• _Task goal_
Output the material word for word. Leave each picture out.

• _Records shown_
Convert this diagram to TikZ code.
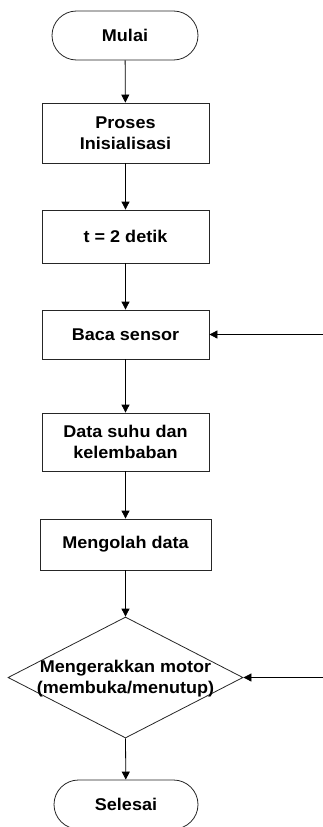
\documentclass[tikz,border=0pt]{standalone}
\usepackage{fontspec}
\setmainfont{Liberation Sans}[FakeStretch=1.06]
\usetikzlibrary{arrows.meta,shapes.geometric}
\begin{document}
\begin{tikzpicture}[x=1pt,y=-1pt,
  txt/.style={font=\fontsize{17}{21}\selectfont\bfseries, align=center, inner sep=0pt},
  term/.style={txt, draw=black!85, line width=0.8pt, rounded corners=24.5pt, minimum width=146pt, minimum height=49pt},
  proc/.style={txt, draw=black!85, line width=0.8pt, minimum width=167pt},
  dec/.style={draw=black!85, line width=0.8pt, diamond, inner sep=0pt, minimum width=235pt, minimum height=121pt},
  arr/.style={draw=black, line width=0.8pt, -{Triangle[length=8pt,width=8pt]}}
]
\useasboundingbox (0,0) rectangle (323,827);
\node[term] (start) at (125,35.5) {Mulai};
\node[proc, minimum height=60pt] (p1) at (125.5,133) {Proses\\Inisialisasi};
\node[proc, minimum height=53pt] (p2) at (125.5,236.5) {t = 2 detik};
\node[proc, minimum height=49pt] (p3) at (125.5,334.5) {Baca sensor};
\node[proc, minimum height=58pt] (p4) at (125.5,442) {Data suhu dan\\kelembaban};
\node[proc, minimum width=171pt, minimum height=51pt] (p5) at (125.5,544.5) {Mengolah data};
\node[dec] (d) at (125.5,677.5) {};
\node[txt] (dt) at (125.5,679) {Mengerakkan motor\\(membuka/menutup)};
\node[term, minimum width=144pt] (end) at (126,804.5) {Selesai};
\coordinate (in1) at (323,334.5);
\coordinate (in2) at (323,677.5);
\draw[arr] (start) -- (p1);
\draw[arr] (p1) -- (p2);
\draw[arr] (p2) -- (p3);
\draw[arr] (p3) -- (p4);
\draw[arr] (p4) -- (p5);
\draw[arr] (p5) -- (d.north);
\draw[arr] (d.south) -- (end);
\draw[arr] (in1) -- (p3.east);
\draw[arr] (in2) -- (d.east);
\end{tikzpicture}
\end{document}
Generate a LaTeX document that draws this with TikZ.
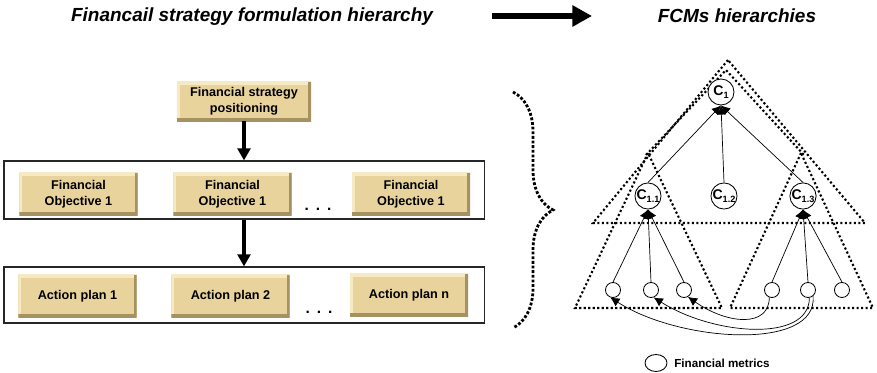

• _Full answer_
Convert this diagram to TikZ code.
\documentclass[tikz,border=0pt]{standalone}
\usepackage{fontspec}
\setmainfont{Liberation Sans}[FakeStretch=1.06]
\usetikzlibrary{arrows.meta,shapes.geometric}
\begin{document}
\begin{tikzpicture}[x=1pt,y=-1pt,
  txt/.style={font=\fontsize{17}{21}\selectfont\bfseries, align=center, inner sep=0pt},
  term/.style={txt, draw=black!85, line width=0.8pt, rounded corners=24.5pt, minimum width=146pt, minimum height=49pt},
  proc/.style={txt, draw=black!85, line width=0.8pt, minimum width=167pt},
  dec/.style={draw=black!85, line width=0.8pt, diamond, inner sep=0pt, minimum width=235pt, minimum height=121pt},
  arr/.style={draw=black, line width=0.8pt, -{Triangle[length=8pt,width=8pt]}}
]
\useasboundingbox (0,0) rectangle (323,827);
\node[term] (start) at (125,35.5) {Mulai};
\node[proc, minimum height=60pt] (p1) at (125.5,133) {Proses\\Inisialisasi};
\node[proc, minimum height=53pt] (p2) at (125.5,236.5) {t = 2 detik};
\node[proc, minimum height=49pt] (p3) at (125.5,334.5) {Baca sensor};
\node[proc, minimum height=58pt] (p4) at (125.5,442) {Data suhu dan\\kelembaban};
\node[proc, minimum width=171pt, minimum height=51pt] (p5) at (125.5,544.5) {Mengolah data};
\node[dec] (d) at (125.5,677.5) {};
\node[txt] (dt) at (125.5,679) {Mengerakkan motor\\(membuka/menutup)};
\node[term, minimum width=144pt] (end) at (126,804.5) {Selesai};
\coordinate (in1) at (323,334.5);
\coordinate (in2) at (323,677.5);
\draw[arr] (start) -- (p1);
\draw[arr] (p1) -- (p2);
\draw[arr] (p2) -- (p3);
\draw[arr] (p3) -- (p4);
\draw[arr] (p4) -- (p5);
\draw[arr] (p5) -- (d.north);
\draw[arr] (d.south) -- (end);
\draw[arr] (in1) -- (p3.east);
\draw[arr] (in2) -- (d.east);
\end{tikzpicture}
\end{document}
Generate a LaTeX document that draws this with TikZ.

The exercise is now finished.